|UNITED STATES OF AMERICA,
|DANIEL JOSEPH PALERMO,
Palermo pled guilty on August 29, 2002, to possession of an unregistered sawed-off shotgun. He was sentenced on November 11, 2002, to sixty-four months' imprisonment, to be followed by thirty-six months' supervised release. Palermo did not file a direct appeal.
Palermo has since filed a 28 U.S.C. § 2255 motion to vacate or set aside his sentence, asserting that his trial counsel was ineffective for ignoring his alleged instruction to file a notice of appeal. According to the record, the district court has set an evidentiary hearing on the merits of Palermo's motion for September 12, 2006. Although Palermo filed a motion for release on recognizance or surety pending the outcome of his § 2255 motion, the district court denied that motion. Palermo now appeals from the district court's order of denial and, together with his notice of appeal, has filed a motion for release with this court.
It is apparent from the record on appeal that Palermo is not entitled to release pending the outcome of his § 2255 motion. An inmate seeking federal habeas relief must, in order to obtain release pending a determination on the merits of his petition, make a showing of exceptional circumstances or demonstrate a clear case on the merits of his habeas petition. Pfaff v. Wells, 648 F.2d 689, 693 (10th Cir. 1981). Although Palermo asserts he is suffering from various health problems, has endured significant delay in the district court's processing of his § 2255 motion, and is on the verge of being transferred from prison to a halfway house, none of these assertions constitute exceptional circumstances. Moreover, he has not demonstrated a clear case on the merits.
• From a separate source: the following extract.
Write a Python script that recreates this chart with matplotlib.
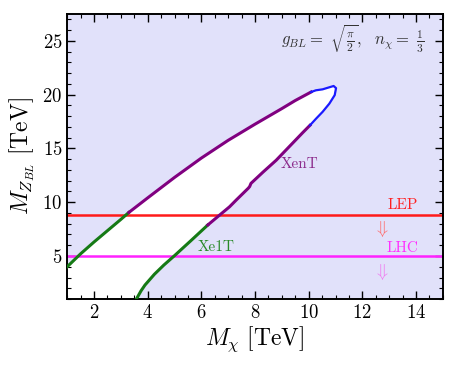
import matplotlib
matplotlib.use("Agg")
import matplotlib.pyplot as plt
from matplotlib.ticker import MultipleLocator

plt.rcParams['font.family'] = 'serif'
plt.rcParams['font.serif'] = ['cmr10']
plt.rcParams['mathtext.fontset'] = 'cm'
plt.rcParams['axes.formatter.use_mathtext'] = True
plt.rcParams['axes.unicode_minus'] = False

# contour of the allowed region, split by colour
xe1t_up_x = [1.0, 1.5, 2.0, 2.5, 3.0, 3.3]
xe1t_up_y = [4.0, 5.2, 6.3, 7.35, 8.4, 9.05]
xent_up_x = [3.3, 4.0, 5.0, 6.0, 7.0, 8.0, 9.0, 9.5, 10.09]
xent_up_y = [9.05, 10.4, 12.3, 14.1, 15.75, 17.25, 18.7, 19.45, 20.24]
tip_x = [10.09, 10.27, 10.52, 10.77, 10.93, 11.02, 10.97, 10.77, 10.52, 10.27, 10.05]
tip_y = [20.24, 20.4, 20.49, 20.68, 20.8, 20.6, 19.95, 19.16, 18.4, 17.75, 17.15]
xent_lo_x = [10.05, 9.78, 8.79, 8.3, 7.85, 7.8, 7.75, 7.3, 7.05, 6.68, 6.24]
xent_lo_y = [17.15, 16.47, 13.9, 12.8, 11.75, 11.45, 11.3, 10.2, 9.57, 8.8, 7.88]
xe1t_lo_x = [6.24, 5.6, 5.0, 4.6, 4.25, 3.9, 3.75, 3.58]
xe1t_lo_y = [7.88, 6.4, 5.03, 4.15, 3.3, 2.3, 1.75, 1.0]

lep_bound = 8.8
lhc_bound = 5.0

fig = plt.figure(figsize=(4.57, 3.66), dpi=100)
ax = fig.add_axes([0.147, 0.183, 0.822, 0.779])
ax.set_facecolor('#e1e1fa')

# white allowed region
poly_x = xe1t_up_x + xent_up_x + tip_x + xent_lo_x + xe1t_lo_x + [1.0]
poly_y = xe1t_up_y + xent_up_y + tip_y + xent_lo_y + xe1t_lo_y + [1.0]
ax.fill(poly_x, poly_y, color='white', lw=0, zorder=1)

ax.axhline(lep_bound, color='#ff1a1a', lw=1.8, zorder=2)
ax.axhline(lhc_bound, color='#ff22ff', lw=1.8, zorder=2)

ax.plot(xe1t_up_x, xe1t_up_y, color='#157a15', lw=2.2, zorder=3)
ax.plot(xe1t_lo_x, xe1t_lo_y, color='#157a15', lw=2.2, zorder=3)
ax.plot(xent_up_x, xent_up_y, color='#800080', lw=2.2, zorder=3)
ax.plot(xent_lo_x, xent_lo_y, color='#800080', lw=2.2, zorder=3)
ax.plot(tip_x, tip_y, color='#1a1aff', lw=1.6, zorder=3)

ax.text(13.5, 9.75, 'LEP', color='#ff2020', fontsize=11, ha='center', va='center')
ax.text(12.68, 7.55, r'$\Downarrow$', color='#ff6b6b', fontsize=13, ha='center', va='center')
ax.text(13.5, 5.75, 'LHC', color='#ff30ff', fontsize=11, ha='center', va='center')
ax.text(12.68, 3.55, r'$\Downarrow$', color='#f07af0', fontsize=13, ha='center', va='center')
ax.text(9.65, 13.5, 'XenT', color='#8b2a8b', fontsize=11, ha='center', va='center')
ax.text(6.57, 5.85, 'Xe1T', color='#2a8a2a', fontsize=11, ha='center', va='center')
ax.text(11.62, 25.3, r'$g_{BL}{=}\ \sqrt{\frac{\pi}{2}},\ \ n_\chi{=}\ \frac{1}{3}$',
        color='#333333', fontsize=12, ha='center', va='center')

ax.set_xlim(1, 15)
ax.set_ylim(1, 27.5)
ax.xaxis.set_major_locator(MultipleLocator(2))
ax.xaxis.set_minor_locator(MultipleLocator(0.5))
ax.yaxis.set_major_locator(MultipleLocator(5))
ax.yaxis.set_minor_locator(MultipleLocator(1))
ax.tick_params(which='both', direction='in', top=True, right=True, labelsize=13.5)
ax.tick_params(which='major', length=6, width=1)
ax.tick_params(which='minor', length=3, width=0.8)
for s in ax.spines.values():
    s.set_linewidth(1.4)

ax.set_xlabel(r'$M_\chi\ $[TeV]', fontsize=17, labelpad=2)
ax.set_ylabel(r'$M_{Z_{BL}}\ $[TeV]', fontsize=17, labelpad=4)

fig.savefig('out.png', dpi=100)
Palermo's motion for expedited consideration is GRANTED. His motions for appointment of counsel and for release are DENIED. The order of the district court
denying Palermo's motion for release on recognizance or surety is AFFIRMED.
Entered for the Court
Mary Beck Briscoe
*. This order is not binding precedent, except under the doctrines of law of the case, res judicata, and collateral estoppel. The court generally disfavors the citation of orders; nevertheless, an order may be cited under the terms and conditions of 10th Cir. R. 36.3.